Want a job at Redfin? There are a few things we’d like you to know first:
–> We’ve hired a competitive bodybuilder as our recruiter. Do not mess with her.
–> We’ve gone pro: we just edited our auto-reply for resume submission to eliminate phrases like “eager beaver” & “black abyss.” The process now seems perfectly soulless but it isn’t. We’re really glad to hear from you.
–> If you’re an engineering candidate, prepare for a bizarre decathlon of technical challenges.
–> If you fail at all ten challenges, don’t worry! I did too. Switch gears & talk about hiking.
–> Read Guy Kawasaki’s blog on job-hunting before applying. It gives away all the answers (except the part about being plug-and-play; it’s ok to learn a little on the job).

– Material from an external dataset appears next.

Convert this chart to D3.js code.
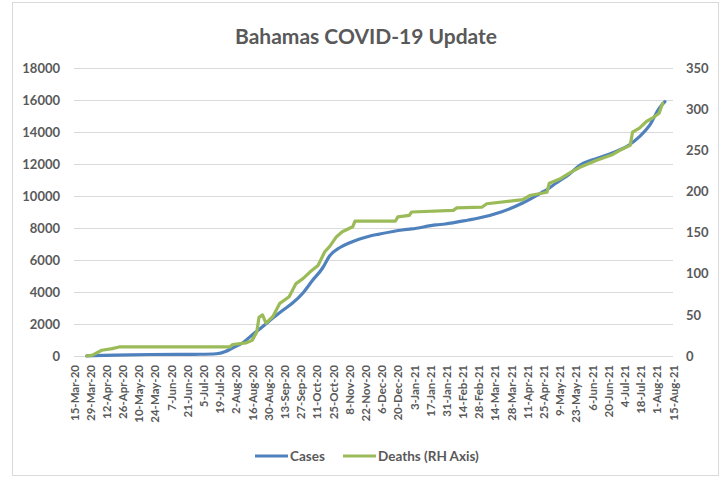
<!DOCTYPE html>
<html>
<head>
<meta charset="utf-8">
<script src="https://cdn.jsdelivr.net/npm/d3@7"></script>
<style>
  html, body { margin: 0; padding: 0; background: #fff; }
  svg { display: block; font-family: Lato, "Open Sans", "Liberation Sans", sans-serif; }
</style>
</head>
<body>
<svg id="chart" width="722" height="479"></svg>
<script>
// ---- data ----
const title = "Bahamas COVID-19 Update";
const leftTicks = [0, 2000, 4000, 6000, 8000, 10000, 12000, 14000, 16000, 18000];
const rightTicks = [0, 50, 100, 150, 200, 250, 300, 350];
const axisStart = "2020-03-15";
const axisEnd = "2021-08-15";
const seriesNames = ["Cases", "Deaths (RH Axis)"];

const caseDates = ["2020-03-26","2020-04-20","2020-05-20","2020-06-20","2020-07-02","2020-07-16","2020-07-24","2020-07-30","2020-08-08","2020-08-16","2020-08-25","2020-09-03","2020-09-11","2020-09-20","2020-09-29","2020-10-07","2020-10-16","2020-10-22","2020-10-31","2020-11-08","2020-11-17","2020-11-26","2020-12-04","2020-12-24","2021-01-01","2021-01-22","2021-01-30","2021-02-19","2021-02-28","2021-03-20","2021-04-07","2021-04-23","2021-04-28","2021-05-06","2021-05-11","2021-05-17","2021-05-26","2021-06-10","2021-06-24","2021-07-08","2021-07-17","2021-07-26","2021-08-03","2021-08-08"];
const caseValues = [10,60,95,104,110,140,280,500,830,1310,1830,2370,2830,3310,3940,4700,5500,6250,6780,7060,7310,7500,7620,7875,7940,8190,8250,8500,8625,9020,9560,10200,10400,10810,11050,11350,11900,12350,12710,13190,13710,14440,15480,15900];

const deathDates = ["2020-03-26","2020-03-31","2020-04-08","2020-04-17","2020-04-23","2020-07-28","2020-07-30","2020-08-11","2020-08-16","2020-08-20","2020-08-22","2020-08-25","2020-08-28","2020-09-03","2020-09-09","2020-09-17","2020-09-23","2020-09-29","2020-10-05","2020-10-12","2020-10-18","2020-10-22","2020-10-28","2020-11-02","2020-11-11","2020-11-13","2020-12-18","2020-12-20","2020-12-30","2021-01-01","2021-02-06","2021-02-09","2021-03-03","2021-03-07","2021-04-07","2021-04-13","2021-04-28","2021-04-30","2021-05-09","2021-05-17","2021-05-26","2021-06-10","2021-06-24","2021-06-30","2021-07-09","2021-07-11","2021-07-17","2021-07-23","2021-07-28","2021-08-03","2021-08-06"];
const deathValues = [0,1,7,9,11,11,14,16,19,29,47,50,40,48,64,72,88,94,102,110,127,133,145,151,157,164,164,169,171,175,177,180,181,185,190,195,199,210,215,222,229,238,245,250,256,272,277,285,289,295,307];

// ---- layout ----
const svg = d3.select("#chart");
const plot = { left: 74, right: 673, top: 68, bottom: 356 };
const grey = "#595959";
const parse = d3.timeParse("%Y-%m-%d");
const fmt = d3.timeFormat("%-d-%b-%y");
const FONT = "Lato, sans-serif";

// chart border
svg.append("rect").attr("x", 12.5).attr("y", 2.5).attr("width", 706).attr("height", 473)
  .attr("fill", "#fff").attr("stroke", "#d9d9d9").attr("stroke-width", 1);

const x = d3.scaleTime().domain([parse(axisStart), parse(axisEnd)]).range([plot.left, plot.right]);
const yL = d3.scaleLinear().domain([0, 18000]).range([plot.bottom, plot.top]);
const yR = d3.scaleLinear().domain([0, 350]).range([plot.bottom, plot.top]);

// gridlines
svg.append("g").selectAll("line").data(leftTicks).join("line")
  .attr("x1", plot.left).attr("x2", plot.right)
  .attr("y1", d => Math.round(yL(d)) + 0.5).attr("y2", d => Math.round(yL(d)) + 0.5)
  .attr("stroke", "#d9d9d9").attr("stroke-width", 1);

// left axis
const leftAxis = svg.append("g").attr("transform", `translate(${plot.left},0)`)
  .call(d3.axisLeft(yL).tickValues(leftTicks).tickSize(0).tickPadding(14).tickFormat(d3.format("d")));
leftAxis.select(".domain").remove();
leftAxis.selectAll("text").attr("fill", grey).style("font-size", "13px").style("font-weight", "bold")
  .style("font-family", FONT);

// right axis
const rightAxis = svg.append("g").attr("transform", `translate(${plot.right},0)`)
  .call(d3.axisRight(yR).tickValues(rightTicks).tickSize(0).tickPadding(13).tickFormat(d3.format("d")));
rightAxis.select(".domain").remove();
rightAxis.selectAll("text").attr("fill", grey).style("font-size", "13px").style("font-weight", "bold")
  .style("font-family", FONT);

// bottom axis: every 14 days
const xTicks = d3.timeDay.every(1).range(parse(axisStart), d3.timeDay.offset(parse(axisEnd), 1))
  .filter((d, i) => i % 14 === 0);
const bottomAxis = svg.append("g").attr("transform", `translate(0,${plot.bottom})`)
  .call(d3.axisBottom(x).tickValues(xTicks).tickSize(0).tickFormat(fmt));
bottomAxis.select(".domain").remove();
bottomAxis.selectAll("text")
  .attr("fill", grey).style("font-size", "11.5px").style("font-weight", "bold")
  .style("font-family", FONT)
  .attr("text-anchor", "end").attr("dy", "0.35em").attr("dx", 0).attr("y", 0)
  .attr("transform", "translate(0,9) rotate(-90)");

// lines
const cases = caseDates.map((d, i) => ({ date: parse(d), v: caseValues[i] }));
const deaths = deathDates.map((d, i) => ({ date: parse(d), v: deathValues[i] }));

svg.append("path").datum(cases)
  .attr("fill", "none").attr("stroke", "#4F81BD").attr("stroke-width", 3.2)
  .attr("stroke-linejoin", "round").attr("stroke-linecap", "round")
  .attr("d", d3.line().curve(d3.curveMonotoneX).x(d => x(d.date)).y(d => yL(d.v)));

svg.append("path").datum(deaths)
  .attr("fill", "none").attr("stroke", "#9BBB59").attr("stroke-width", 3.2)
  .attr("stroke-linejoin", "round").attr("stroke-linecap", "round")
  .attr("d", d3.line().x(d => x(d.date)).y(d => yR(d.v)));

// title
svg.append("text").attr("x", 366).attr("y", 44).attr("text-anchor", "middle")
  .attr("fill", grey).style("font-size", "21px").style("font-weight", "bold")
  .style("font-family", FONT).text(title);

// legend
const legend = [
  { name: seriesNames[0], color: "#4F81BD", x1: 255, x2: 288, tx: 290 },
  { name: seriesNames[1], color: "#9BBB59", x1: 343, x2: 376, tx: 378 }
];
const lg = svg.append("g");
legend.forEach(l => {
  lg.append("line").attr("x1", l.x1).attr("x2", l.x2).attr("y1", 456).attr("y2", 456)
    .attr("stroke", l.color).attr("stroke-width", 3.2);
  lg.append("text").attr("x", l.tx).attr("y", 456).attr("dy", "0.35em")
    .attr("fill", grey).style("font-size", "13.5px").style("font-weight", "bold")
    .style("font-family", FONT).text(l.name);
});
</script>
</body>
</html>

–> Prepare for an entrepreneurial environment: every day, I watch the drug-dealers just outside our office take down big scores. This evening, someone stole Angela’s car. But there’s also a nice bookstore (with doughnuts) around the corner, bridal parties posing for pictures under pergolas, and an amazing, terrifying, faceless memorial of firefighters in a losing battle, which I have to walk by to get to work.
–> Think of a few ways you’d make Redfin better. If nothing comes to mind, click here.
–> Be a little idealistic: it’s always nice to meet people who care about ideas…
–> And don’t worry about thank-you notes: we’re the ones who are thankful to meet new people.